| TASK TO CARRY OUT |
From the listing, collect all lines containing the word "diagram".

| RECORDS FOR PROCESSING |
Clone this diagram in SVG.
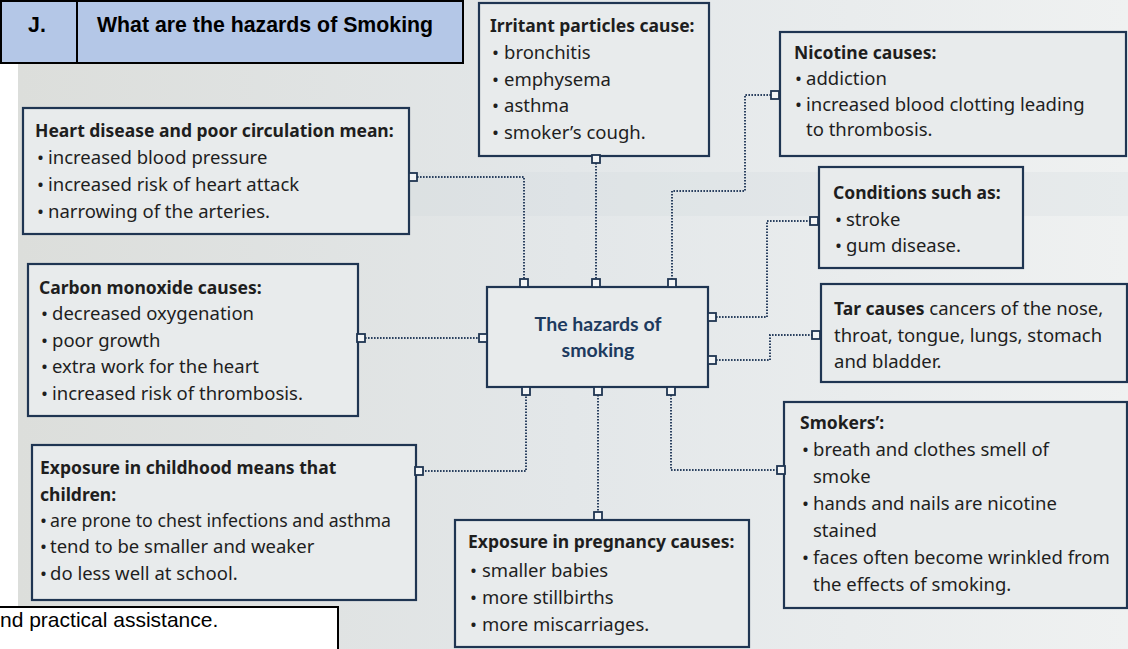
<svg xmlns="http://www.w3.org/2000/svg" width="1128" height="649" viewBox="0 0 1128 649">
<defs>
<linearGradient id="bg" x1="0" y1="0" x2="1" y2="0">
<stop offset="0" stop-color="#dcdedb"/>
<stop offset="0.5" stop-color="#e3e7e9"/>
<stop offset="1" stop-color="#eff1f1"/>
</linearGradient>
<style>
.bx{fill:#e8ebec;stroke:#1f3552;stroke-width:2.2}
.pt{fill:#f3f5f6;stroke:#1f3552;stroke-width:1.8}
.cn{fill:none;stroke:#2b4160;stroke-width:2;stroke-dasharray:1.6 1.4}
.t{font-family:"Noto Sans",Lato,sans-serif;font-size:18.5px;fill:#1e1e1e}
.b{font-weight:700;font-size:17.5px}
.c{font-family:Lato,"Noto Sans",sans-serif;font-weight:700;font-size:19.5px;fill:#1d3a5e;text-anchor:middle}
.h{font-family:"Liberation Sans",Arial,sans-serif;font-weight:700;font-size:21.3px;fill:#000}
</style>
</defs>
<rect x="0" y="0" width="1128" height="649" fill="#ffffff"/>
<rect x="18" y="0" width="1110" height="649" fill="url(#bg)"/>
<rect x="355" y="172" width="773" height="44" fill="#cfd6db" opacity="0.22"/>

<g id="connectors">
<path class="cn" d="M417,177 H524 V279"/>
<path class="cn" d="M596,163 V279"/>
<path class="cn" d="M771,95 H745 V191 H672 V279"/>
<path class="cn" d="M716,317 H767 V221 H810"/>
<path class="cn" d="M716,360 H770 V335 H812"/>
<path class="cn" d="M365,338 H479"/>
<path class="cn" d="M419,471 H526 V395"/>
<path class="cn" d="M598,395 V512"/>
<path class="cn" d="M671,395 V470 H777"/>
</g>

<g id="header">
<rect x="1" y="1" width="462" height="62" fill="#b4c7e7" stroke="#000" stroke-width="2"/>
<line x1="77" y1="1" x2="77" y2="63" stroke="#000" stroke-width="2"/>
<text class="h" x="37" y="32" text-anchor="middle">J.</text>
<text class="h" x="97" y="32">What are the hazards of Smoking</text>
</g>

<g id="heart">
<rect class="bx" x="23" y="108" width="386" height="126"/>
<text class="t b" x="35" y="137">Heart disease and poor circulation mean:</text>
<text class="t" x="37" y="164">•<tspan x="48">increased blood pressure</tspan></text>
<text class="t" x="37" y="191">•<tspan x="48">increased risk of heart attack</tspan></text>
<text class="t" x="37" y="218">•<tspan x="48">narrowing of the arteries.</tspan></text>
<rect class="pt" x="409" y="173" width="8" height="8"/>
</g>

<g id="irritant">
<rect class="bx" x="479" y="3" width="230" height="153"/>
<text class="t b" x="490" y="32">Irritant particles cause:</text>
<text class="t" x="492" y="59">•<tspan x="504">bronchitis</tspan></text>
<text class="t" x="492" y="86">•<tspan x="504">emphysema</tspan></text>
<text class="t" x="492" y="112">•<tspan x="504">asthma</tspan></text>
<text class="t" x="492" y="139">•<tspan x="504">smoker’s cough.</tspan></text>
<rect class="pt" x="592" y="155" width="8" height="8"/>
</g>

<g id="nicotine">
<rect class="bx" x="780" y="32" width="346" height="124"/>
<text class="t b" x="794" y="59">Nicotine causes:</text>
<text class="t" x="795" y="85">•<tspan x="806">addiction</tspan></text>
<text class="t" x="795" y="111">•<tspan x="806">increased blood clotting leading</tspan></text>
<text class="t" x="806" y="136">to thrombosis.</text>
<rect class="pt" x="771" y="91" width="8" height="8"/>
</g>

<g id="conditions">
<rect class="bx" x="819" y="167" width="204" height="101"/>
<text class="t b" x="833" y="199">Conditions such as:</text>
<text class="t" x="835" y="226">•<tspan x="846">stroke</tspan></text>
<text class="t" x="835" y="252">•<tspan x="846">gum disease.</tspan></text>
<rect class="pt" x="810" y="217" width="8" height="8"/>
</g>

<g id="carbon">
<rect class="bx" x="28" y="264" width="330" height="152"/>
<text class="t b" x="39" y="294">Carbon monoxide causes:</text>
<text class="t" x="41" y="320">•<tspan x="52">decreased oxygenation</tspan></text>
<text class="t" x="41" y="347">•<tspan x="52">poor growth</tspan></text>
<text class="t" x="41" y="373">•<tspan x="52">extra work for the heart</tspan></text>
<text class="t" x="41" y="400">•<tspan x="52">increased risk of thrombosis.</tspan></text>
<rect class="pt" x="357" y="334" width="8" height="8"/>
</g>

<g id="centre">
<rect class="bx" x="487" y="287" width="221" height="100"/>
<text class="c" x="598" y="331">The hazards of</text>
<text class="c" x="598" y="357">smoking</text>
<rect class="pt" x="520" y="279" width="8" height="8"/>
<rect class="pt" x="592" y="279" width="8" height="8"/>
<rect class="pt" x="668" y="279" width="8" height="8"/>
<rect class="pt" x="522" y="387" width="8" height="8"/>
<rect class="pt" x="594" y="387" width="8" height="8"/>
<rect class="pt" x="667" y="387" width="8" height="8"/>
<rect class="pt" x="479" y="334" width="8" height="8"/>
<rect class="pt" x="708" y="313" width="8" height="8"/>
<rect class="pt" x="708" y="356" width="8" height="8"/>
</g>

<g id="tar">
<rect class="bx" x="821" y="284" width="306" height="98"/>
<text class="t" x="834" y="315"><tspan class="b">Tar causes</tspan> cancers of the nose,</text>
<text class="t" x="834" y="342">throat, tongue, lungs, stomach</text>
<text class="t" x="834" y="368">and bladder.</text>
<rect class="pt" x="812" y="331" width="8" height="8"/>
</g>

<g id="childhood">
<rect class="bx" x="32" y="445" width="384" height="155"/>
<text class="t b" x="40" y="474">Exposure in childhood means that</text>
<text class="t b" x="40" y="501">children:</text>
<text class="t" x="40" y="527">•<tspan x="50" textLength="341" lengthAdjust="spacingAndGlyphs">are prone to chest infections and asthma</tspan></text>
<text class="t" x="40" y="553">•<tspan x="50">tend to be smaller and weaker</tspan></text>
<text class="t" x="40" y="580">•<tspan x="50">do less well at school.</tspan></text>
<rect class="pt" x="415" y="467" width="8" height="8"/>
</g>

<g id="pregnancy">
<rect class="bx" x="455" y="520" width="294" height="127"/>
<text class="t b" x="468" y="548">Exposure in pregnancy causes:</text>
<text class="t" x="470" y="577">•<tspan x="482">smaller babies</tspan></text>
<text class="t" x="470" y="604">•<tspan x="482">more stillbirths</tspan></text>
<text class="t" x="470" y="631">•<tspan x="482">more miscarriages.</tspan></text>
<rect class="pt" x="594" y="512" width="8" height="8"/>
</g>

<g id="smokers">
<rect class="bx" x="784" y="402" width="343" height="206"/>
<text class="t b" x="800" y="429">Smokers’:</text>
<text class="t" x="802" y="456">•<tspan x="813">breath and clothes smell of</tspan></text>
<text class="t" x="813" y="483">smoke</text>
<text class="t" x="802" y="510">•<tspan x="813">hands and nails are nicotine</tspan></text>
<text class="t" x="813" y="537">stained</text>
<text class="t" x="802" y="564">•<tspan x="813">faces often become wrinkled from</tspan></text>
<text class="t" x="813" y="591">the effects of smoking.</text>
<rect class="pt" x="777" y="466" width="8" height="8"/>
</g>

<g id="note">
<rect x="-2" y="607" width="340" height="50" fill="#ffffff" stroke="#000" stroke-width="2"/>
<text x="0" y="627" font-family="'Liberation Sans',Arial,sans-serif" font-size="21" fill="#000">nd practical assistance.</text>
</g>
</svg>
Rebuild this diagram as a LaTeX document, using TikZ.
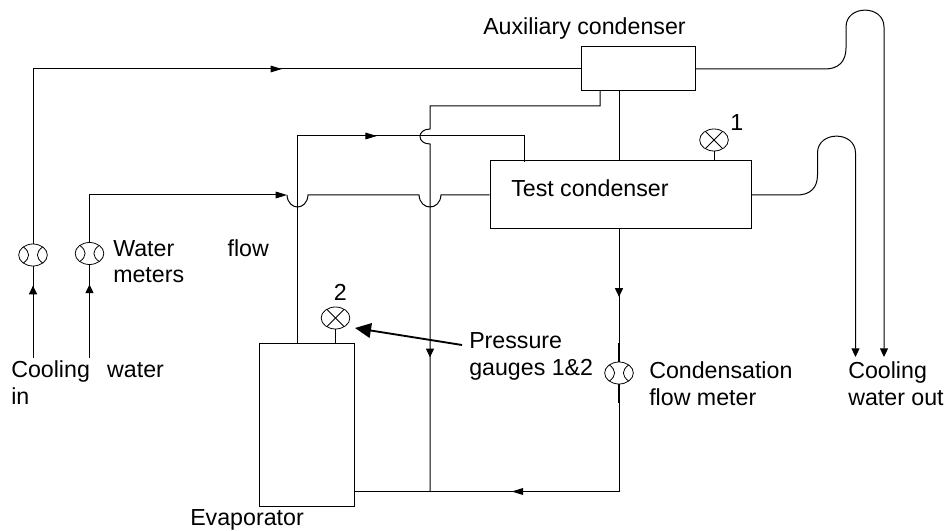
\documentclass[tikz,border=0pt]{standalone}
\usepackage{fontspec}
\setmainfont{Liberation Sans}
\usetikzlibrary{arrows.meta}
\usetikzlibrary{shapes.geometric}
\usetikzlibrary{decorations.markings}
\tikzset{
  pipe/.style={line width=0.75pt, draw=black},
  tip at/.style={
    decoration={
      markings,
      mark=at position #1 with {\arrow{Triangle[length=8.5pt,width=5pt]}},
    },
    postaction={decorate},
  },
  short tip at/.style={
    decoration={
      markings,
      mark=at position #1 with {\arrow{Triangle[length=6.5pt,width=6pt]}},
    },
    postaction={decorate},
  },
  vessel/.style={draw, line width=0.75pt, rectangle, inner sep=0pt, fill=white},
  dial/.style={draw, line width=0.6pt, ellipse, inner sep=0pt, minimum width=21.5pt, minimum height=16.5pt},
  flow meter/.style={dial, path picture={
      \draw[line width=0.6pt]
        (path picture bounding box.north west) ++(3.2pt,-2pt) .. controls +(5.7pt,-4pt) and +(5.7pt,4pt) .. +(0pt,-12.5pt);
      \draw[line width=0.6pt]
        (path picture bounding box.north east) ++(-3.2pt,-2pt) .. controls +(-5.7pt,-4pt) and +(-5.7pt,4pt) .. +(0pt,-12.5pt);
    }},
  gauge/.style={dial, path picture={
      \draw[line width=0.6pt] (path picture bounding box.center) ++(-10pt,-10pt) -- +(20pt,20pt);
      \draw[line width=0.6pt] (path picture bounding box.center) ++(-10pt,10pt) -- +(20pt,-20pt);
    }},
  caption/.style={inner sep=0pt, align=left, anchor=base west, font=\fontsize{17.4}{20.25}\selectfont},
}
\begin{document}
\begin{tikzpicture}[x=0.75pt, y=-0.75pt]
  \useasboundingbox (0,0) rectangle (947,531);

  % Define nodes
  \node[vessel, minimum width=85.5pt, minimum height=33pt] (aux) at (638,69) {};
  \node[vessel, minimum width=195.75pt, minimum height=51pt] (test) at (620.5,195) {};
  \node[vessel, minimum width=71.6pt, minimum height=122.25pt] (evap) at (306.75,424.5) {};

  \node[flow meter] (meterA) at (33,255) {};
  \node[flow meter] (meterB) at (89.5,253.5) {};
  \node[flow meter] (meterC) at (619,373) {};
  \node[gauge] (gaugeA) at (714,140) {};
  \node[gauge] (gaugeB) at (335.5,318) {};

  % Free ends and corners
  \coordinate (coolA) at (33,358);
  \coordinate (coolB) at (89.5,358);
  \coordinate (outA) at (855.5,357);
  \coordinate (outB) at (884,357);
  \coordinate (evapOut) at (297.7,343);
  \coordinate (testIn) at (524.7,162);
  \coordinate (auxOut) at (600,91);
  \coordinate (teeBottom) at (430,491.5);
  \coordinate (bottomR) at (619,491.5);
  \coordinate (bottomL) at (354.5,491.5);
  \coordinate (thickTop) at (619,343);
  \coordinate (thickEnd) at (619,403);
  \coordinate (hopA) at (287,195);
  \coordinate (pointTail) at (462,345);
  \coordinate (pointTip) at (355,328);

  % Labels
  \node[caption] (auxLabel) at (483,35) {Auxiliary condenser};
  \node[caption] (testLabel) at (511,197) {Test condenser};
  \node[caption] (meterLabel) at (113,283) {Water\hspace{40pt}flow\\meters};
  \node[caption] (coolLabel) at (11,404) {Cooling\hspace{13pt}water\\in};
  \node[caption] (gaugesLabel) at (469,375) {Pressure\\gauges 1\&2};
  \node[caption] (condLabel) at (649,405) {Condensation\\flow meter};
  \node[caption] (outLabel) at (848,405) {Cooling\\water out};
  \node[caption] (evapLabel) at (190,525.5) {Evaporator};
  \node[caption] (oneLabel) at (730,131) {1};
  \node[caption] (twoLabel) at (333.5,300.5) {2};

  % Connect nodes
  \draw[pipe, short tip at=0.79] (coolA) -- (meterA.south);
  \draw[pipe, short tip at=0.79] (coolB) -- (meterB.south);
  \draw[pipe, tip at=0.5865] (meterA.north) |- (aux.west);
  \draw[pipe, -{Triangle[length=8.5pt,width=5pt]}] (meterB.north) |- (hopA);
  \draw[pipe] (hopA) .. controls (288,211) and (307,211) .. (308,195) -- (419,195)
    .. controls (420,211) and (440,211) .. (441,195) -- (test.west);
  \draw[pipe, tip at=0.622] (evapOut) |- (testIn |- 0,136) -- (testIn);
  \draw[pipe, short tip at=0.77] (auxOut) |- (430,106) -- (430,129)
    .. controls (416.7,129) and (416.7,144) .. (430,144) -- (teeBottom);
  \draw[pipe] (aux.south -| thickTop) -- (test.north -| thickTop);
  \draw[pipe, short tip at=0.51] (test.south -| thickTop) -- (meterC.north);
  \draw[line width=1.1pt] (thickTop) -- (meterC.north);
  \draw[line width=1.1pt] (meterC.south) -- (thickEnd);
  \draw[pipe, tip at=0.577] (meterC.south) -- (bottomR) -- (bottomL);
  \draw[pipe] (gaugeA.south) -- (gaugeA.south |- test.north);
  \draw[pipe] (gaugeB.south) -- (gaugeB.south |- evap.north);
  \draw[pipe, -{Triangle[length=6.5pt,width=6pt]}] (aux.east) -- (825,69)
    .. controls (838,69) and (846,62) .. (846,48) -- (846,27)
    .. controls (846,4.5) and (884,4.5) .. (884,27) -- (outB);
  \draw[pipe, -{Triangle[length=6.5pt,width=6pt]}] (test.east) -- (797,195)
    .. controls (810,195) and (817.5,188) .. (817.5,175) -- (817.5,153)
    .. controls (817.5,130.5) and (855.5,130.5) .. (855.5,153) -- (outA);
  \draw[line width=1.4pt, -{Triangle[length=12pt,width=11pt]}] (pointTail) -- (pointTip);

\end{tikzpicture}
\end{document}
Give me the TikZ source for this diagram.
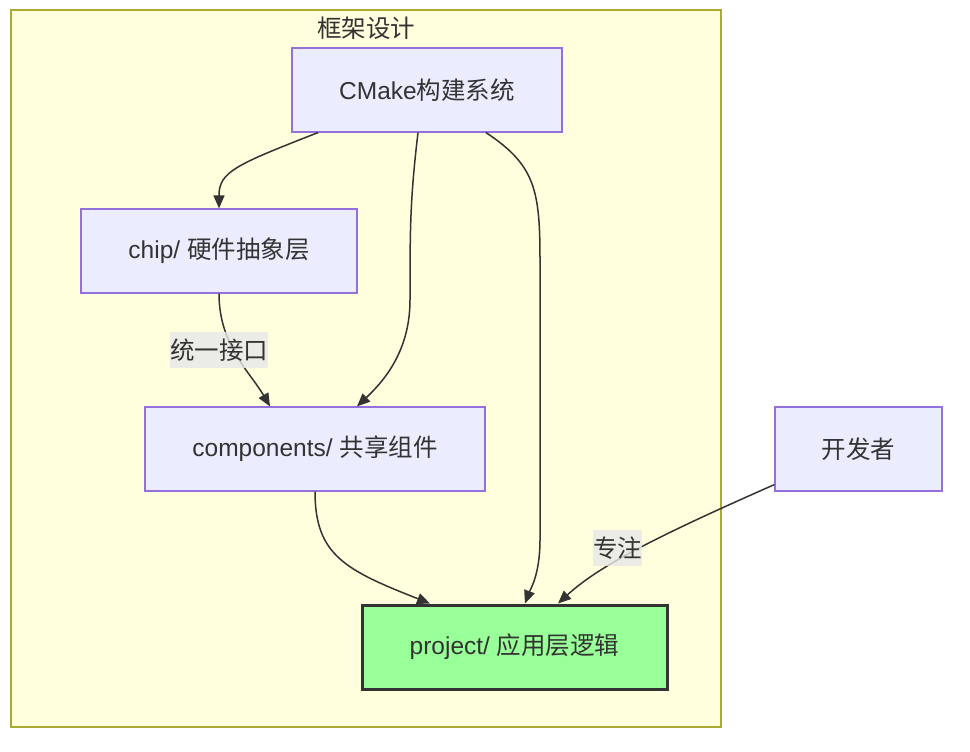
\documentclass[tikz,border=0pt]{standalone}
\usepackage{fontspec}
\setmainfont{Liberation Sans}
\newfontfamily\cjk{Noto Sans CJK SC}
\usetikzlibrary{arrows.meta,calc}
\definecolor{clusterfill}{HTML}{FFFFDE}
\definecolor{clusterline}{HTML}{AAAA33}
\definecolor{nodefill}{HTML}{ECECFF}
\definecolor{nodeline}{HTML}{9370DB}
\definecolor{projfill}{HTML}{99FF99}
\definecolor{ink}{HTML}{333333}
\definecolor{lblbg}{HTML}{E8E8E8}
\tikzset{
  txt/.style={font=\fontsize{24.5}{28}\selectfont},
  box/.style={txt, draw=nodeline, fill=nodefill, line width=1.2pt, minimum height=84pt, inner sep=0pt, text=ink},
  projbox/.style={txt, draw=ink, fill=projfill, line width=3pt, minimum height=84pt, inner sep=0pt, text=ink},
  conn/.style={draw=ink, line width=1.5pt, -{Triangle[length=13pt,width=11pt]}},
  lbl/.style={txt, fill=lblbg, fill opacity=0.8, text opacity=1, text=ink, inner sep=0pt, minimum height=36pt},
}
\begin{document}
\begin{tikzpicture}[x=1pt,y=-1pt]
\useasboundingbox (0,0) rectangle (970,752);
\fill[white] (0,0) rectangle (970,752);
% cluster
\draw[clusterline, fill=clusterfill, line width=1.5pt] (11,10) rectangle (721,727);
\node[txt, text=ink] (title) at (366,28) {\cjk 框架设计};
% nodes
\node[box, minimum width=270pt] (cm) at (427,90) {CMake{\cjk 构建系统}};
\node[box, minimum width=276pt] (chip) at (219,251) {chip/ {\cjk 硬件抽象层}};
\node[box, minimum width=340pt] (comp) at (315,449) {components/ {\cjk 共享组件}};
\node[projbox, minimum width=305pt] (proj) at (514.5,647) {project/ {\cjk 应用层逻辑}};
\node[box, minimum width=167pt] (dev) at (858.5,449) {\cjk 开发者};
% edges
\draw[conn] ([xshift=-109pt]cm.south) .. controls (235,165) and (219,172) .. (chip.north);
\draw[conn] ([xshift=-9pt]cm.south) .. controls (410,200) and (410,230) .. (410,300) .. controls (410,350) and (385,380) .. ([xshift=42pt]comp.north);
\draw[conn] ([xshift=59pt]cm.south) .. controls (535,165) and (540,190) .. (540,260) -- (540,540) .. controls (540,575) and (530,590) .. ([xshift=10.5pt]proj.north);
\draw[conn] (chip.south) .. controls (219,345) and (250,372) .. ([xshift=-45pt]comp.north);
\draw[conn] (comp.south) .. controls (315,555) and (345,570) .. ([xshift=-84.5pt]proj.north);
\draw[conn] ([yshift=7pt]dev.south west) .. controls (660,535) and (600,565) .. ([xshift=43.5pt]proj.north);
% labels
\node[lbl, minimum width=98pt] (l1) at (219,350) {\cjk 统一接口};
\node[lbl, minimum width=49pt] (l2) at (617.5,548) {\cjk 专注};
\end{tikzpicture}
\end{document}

| TASK RESPONSE |
Clone this diagram in SVG.
Rebuild this diagram as a LaTeX document, using TikZ.
Give me the TikZ source for this diagram.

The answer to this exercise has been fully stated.